After some googling and searching and waiting, we came about this LM2678 chip from National Semiconductor.
It comes with a standard design, and all that is needed to do is to follow the directions as given by the datasheet for picking the right parts.
It can provide up to 5A (would not subject it past 3A in retrospect), has a build in On/Off switch and is very efficient at around 90% or greater.
Below is the design we finalized before printing 2 of them. It was made to be fixed at converting 24V to 12V. It could also be designed to be adjustable and provide other voltages, but different parts need to be purchased to make it so.
The schematic is free for anyone to download and use. It is available through our Redmine page.
We use an open source circuit design program gEDA to draw out the board and print out the layout to be transplanted to the copper board.
Apart from all that work, which is a post in its own, we followed the steps necessary to print out the board based on this fabrication method from PCB Fab in a Box.
First we print out the circuit on a piece of paper in a regular printer to see where it will come out. Our board is 2 sided, so this process is repeated two times, while covering the already completed side with masking tape before subjecting it to the etching step.
Then we cut out a piece of the appropriate transfer paper and tape it to where it will print out, making sure it will be straight. Also, making sure the shiny size of the paper is facing up, to be printed on. This is the side that will stick to the copper board.
Cutting out an appropriately sized piece of copper board.
Then using a laminator, the shiny printed side of the paper is transferred to the board.
Unfortunately we do not have a picture of that transfer, but it will look similar to the pictures below. The copper board with the paper now sticking to it is thrown in water, and the paper will peel off, showing only the traces.
Once that transfer is done, another layer is transferred using the laminator. That is this green paper below. It will stick only to the black traces previously transferred. The previous transfer looks just like this one, except black instead of green.
The black marks are from a regular Sharpie pen covering the traces that were not perfectly solid. The sharpie will withstand the etching. Everywhere around the green traces and below it, there is a thin layer of copper. The green will prevent the copper underneath to a good extent from being removed.
For the etching we used ferric chloride. When dissolved in water, it becomes an acidic corrosive solution and if in contact with copper will have a chemical reaction so that the iron and the chlorine in the solution will stick to the copper. These new Iron+Copper and Chlorine+Copper chemical compounds will stay in the water mixture and in this way the copper is removed from the board.
Doing this for about 5 minutes... The hotter the solution the faster the reaction is. A good mild scrubbing action with the sponge also helps it along.
Rinsing in water.
The green masking comes off with a non polar solvent. We used acetone but any alcohols should work.

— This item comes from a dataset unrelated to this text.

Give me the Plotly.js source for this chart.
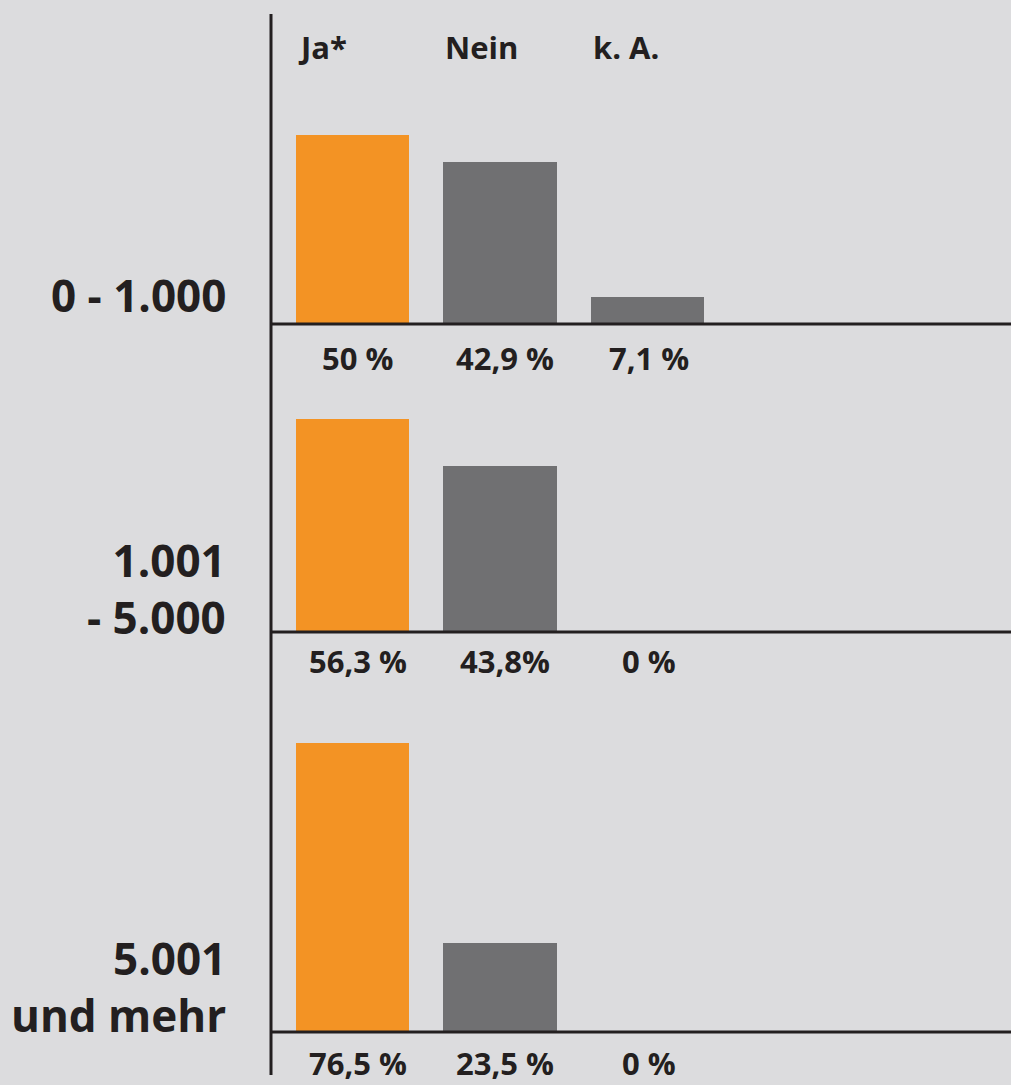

Here you can see the clean board with copper existing only where the traces were printed. The other side of the board has different traces. We needed two sides of the board to be able to make all the connections between parts without going over another line.
When doing the other side of the board, it is important to line up the traces, we we drilled a couple holes to line up both sides. This is seen in the video but there are no pictures of it.
Drilling out the holes. We had to re-drill a number of the holes bigger because some of the components could not fit.
To make it all clearer here is a video of the process.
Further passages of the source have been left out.